吕冬友忽然停住。一个扎着低马尾,穿着白衬衫,牛仔裙,白色浅口鞋的女孩子从医院走廊一头朝吕冬友跑过来:“冬友,你怎么在医院啊?”
“这是我女朋友。”吕冬友压低声音对我说道。
那个女孩子就是吕冬友后来的妻子岳白羽。
“你怎么啦?”岳白羽看见吕冬友脸上包着一堆纱布心疼得直咧嘴。
吕冬友挠挠头:“那啥,坐公交车的时候吧……司机一个急刹车,我当时一走神,就撞上前面的扶手了……”
“你傻不傻呀?坐个公交车也能撞着!”岳白羽气得笑出来,“哪个司机开车这么楞?我去公交公司投诉他。怎么开的车啊?我得让他给你赔礼道歉。你要不要紧?明天请假吧,你都加了多少天班了?你们那个老马也真是把你们都当牲口了,亏得他还是你学长呢……”
“没事,真没事……当时司机就道歉了,人家也不容易哈。鼻子断了,但我脑子没事,不耽误搬砖。整个团队都在赶进度呢。我得轻伤不下火线啊。”
“你这家伙可真是……气死人啦……”岳白羽撒娇似的跺了跺脚。
取笑、抱怨、关心、吵闹,真是无比美好的温柔红尘,安稳现世。吕冬友又不是我。他没有经历过整个世界在顷刻间坍塌的离丧之痛,自然不能理解我的疯狂。反过来想,他有安稳的生活,可爱的女友,他根本没道理冒险。
我不想再看他们,就径自走了。反正岳白羽眼睛里只有吕冬友,没注意到我在旁边,也没注意到我离开。
回到家里,我收到了吕冬友的信息:“抱歉,话只来得及说一半。只要不是违法的事情,你需要做什么,尽管和我商量。只要能帮忙,我责无旁贷。”
我看着那个短信,又大哭一场。
我果然不是做坏人的料。在吕冬友站在街边打车的时候,我有一瞬间以为他要到公安局告发我。我当时真的吓坏了。就这个胆子,怎么给荼白报仇呢?而且吕冬友还知道了我的真名,也知道我打算人肉凤凰于飞,在暗网上买凶的计划。如果他察觉到我有所动作,阻止我怎么办?我不怕进监狱,进地狱都不怕,可是万一计划失败,唐泗水会更警觉,而我不会再有第二次机会。

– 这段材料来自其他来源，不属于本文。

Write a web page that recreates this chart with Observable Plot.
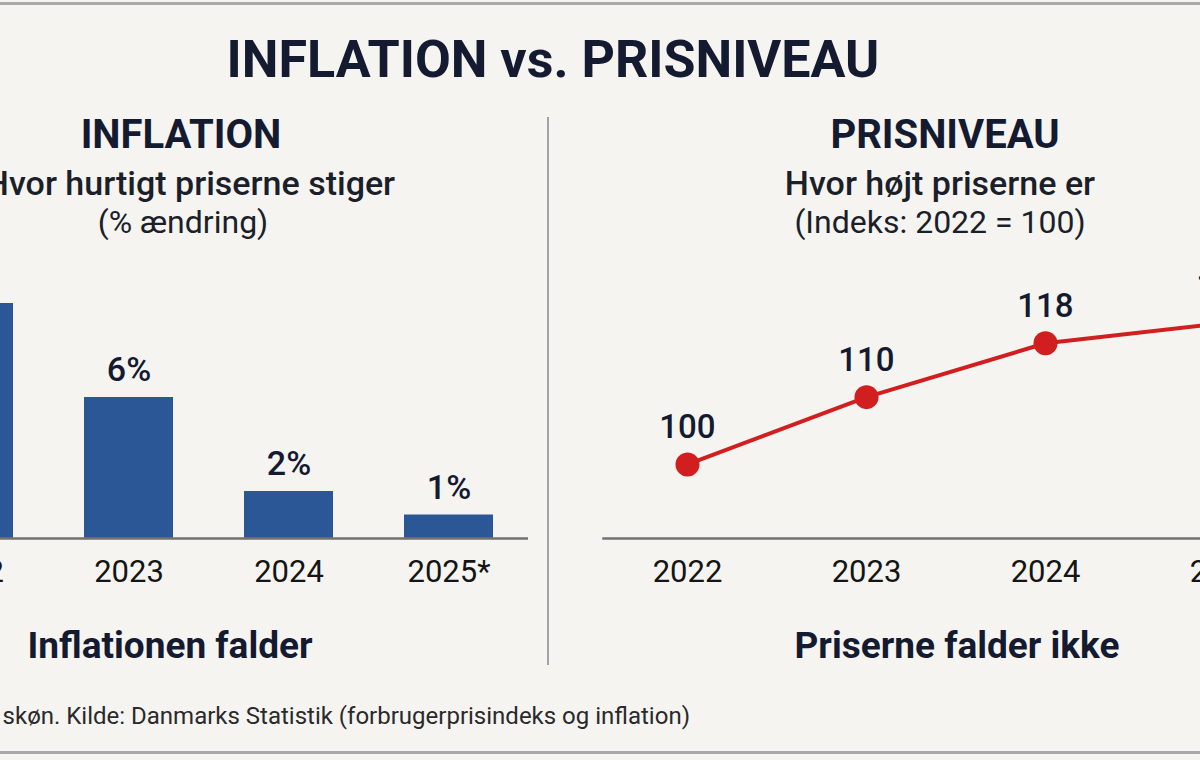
<!DOCTYPE html>
<html lang="da">
<head>
<meta charset="utf-8">
<script src="https://cdn.jsdelivr.net/npm/d3@7"></script>
<script src="https://cdn.jsdelivr.net/npm/@observablehq/plot@0.6"></script>
<style>
  html, body { margin: 0; padding: 0; }
  body {
    width: 1200px; height: 760px; overflow: hidden; position: relative;
    background: #f6f4f0; font-family: Roboto, "Noto Sans", sans-serif; color: #141a30;
  }
  .rule-h { position: absolute; left: 0; width: 1200px; height: 3px; background: #a9a9a9; }
  .divider { position: absolute; left: 547px; top: 117px; width: 2px; height: 548px; background: #a3a3a3; }
  .t { position: absolute; white-space: nowrap; transform: translate(-50%, -50%); line-height: 1; }
  .main-title { font-size: 52px; font-weight: 700; }
  .panel-title { font-size: 40px; font-weight: 700; }
  .sub { font-size: 34px; font-weight: 500; color: #1b1f2a; }
  .sub2 { font-size: 32px; font-weight: 400; color: #1b1f2a; }
  .takeaway { font-size: 37px; font-weight: 700; }
  .note { position: absolute; top: 716px; right: 510px; transform: translateY(-50%); white-space: nowrap;
          font-size: 24px; color: #2a2a2a; line-height: 1; }
  .chart { position: absolute; }
  .chart svg { overflow: visible; }
</style>
</head>
<body>
<div class="rule-h" style="top:2px"></div>
<div class="rule-h" style="top:751px"></div>

<div class="t main-title" style="left:553px; top:60px">INFLATION vs. PRISNIVEAU</div>

<div class="t panel-title" style="left:181px; top:135px">INFLATION</div>
<div class="t sub" style="left:190px; top:183px">Hvor hurtigt priserne stiger</div>
<div class="t sub2" style="left:183px; top:222px">(% ændring)</div>

<div class="t panel-title" style="left:945px; top:135px">PRISNIVEAU</div>
<div class="t sub" style="left:940px; top:183px">Hvor højt priserne er</div>
<div class="t sub2" style="left:940px; top:222px">(Indeks: 2022 = 100)</div>

<div class="divider"></div>

<div class="chart" id="bars" style="left:-160px; top:250px"></div>
<div class="chart" id="line" style="left:560px; top:250px"></div>

<div class="t takeaway" style="left:170px; top:645px">Inflationen falder</div>
<div class="t takeaway" style="left:957px; top:645px">Priserne falder ikke</div>

<div class="note">*2025: Foreløbigt skøn. Kilde: Danmarks Statistik (forbrugerprisindeks og inflation)</div>

<script>
// Årlig inflation i procent
const inflationYears = ["2022", "2023", "2024", "2025*"];
const inflationValues = [10, 6, 2, 1];

// Forbrugerprisindeks, 2022 = 100
const priceYears = ["2022", "2023", "2024", "2025"];
const priceValues = [100, 110, 118, 121];

const barColor = "#2c5797";
const lineColor = "#d11f1f";
const ink = "#141a30";

const inflation = inflationYears.map((year, i) => ({year, value: inflationValues[i]}));
const prices = priceYears.map((year, i) => ({year, value: priceValues[i]}));

const chartStyle = {background: "transparent", maxWidth: "none", fontFamily: "Roboto, sans-serif", color: ink, overflow: "visible"};

const barChart = Plot.plot({
  width: 688,
  height: 348,
  marginLeft: 48,
  marginRight: 0,
  marginTop: 53,
  marginBottom: 60,
  style: chartStyle,
  x: {domain: inflationYears, paddingInner: 0.444, paddingOuter: 0.222, label: null},
  y: {domain: [0, 10], axis: null},
  marks: [
    Plot.barY(inflation, {x: "year", y: "value", fill: barColor}),
    Plot.ruleY([0], {stroke: "#727272", strokeWidth: 2.5}),
    Plot.text(inflation, {x: "year", y: "value", text: d => `${d.value}%`, dy: -27,
      fontSize: 34, fontWeight: 500, fill: ink}),
    Plot.axisX({tickSize: 0, tickPadding: 21, fontSize: 31, fill: "#151515", label: null})
  ]
});
document.getElementById("bars").append(barChart);

const lineChart = Plot.plot({
  width: 747,
  height: 348,
  marginLeft: 43,
  marginRight: 0,
  marginTop: 12,
  marginBottom: 60,
  style: chartStyle,
  x: {type: "point", domain: priceYears, padding: 0.456, label: null},
  y: {domain: [89, 130], axis: null},
  marks: [
    Plot.frame({anchor: "bottom", stroke: "#727272", strokeWidth: 2.5}),
    Plot.line(prices, {x: "year", y: "value", stroke: lineColor, strokeWidth: 4}),
    Plot.dot(prices, {x: "year", y: "value", r: 12, fill: lineColor}),
    Plot.text(prices, {x: "year", y: "value", text: d => `${d.value}`, dy: -37,
      fontSize: 33, fontWeight: 500, fill: ink}),
    Plot.axisX({tickSize: 0, tickPadding: 21, fontSize: 31, fill: "#151515", label: null})
  ]
});
document.getElementById("line").append(lineChart);
</script>
</body>
</html>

我就这样又懊恼了三天,接着我收到了荼白的爸爸妈妈寄给我的包裹。里面有一套农村花土布做的床罩枕套,大红底色,织着五彩鸳鸯和缠枝莲的图案,是一份嫁妆。还有一包红枣,每一个都干干净净的。而且里面还有一封荼白的爸爸给我的信。
信上先是问候我,希望我一切平安。接着他说,他昨天忽然梦见荼白了。他带着荼白去镇上的书店买书,但荼白好像很着急,想要去京兆市找我,好像再不找到我,我就会出事一样。他不明白这个梦的意思,但梦见荼白要找我,说明荼白和我缘分很深。如果我不嫌弃,他欢迎我去他家,他会把我当女儿看待。
他感谢我曾经送给荼白非常贵重的项链。荼白不在了,他不敢把这样的财物据为己有,所以拜托林警官把项链送回给我。荼白每次提到我时,都说我很照顾她。他疾病缠身,家中没有什么很值钱的东西能回报我对荼白的照顾和爱护,所以就把荼白的妈妈亲手给荼白织的嫁妆和家里自己种的红枣挑了最好的送给我。他这一辈子最大的遗憾是没看见荼白嫁人、过上好日子。
他希望我以后能过得红红火火,早日立业成家,只当是替荼白了却未嫁而夭的遗憾了。
荼白爸爸梦见荼白的时候,正是我对唐泗水起了杀心的那天。难道真的有“泉下有知”这一回事?荼白不想让我□□,就托梦给自己的父亲了?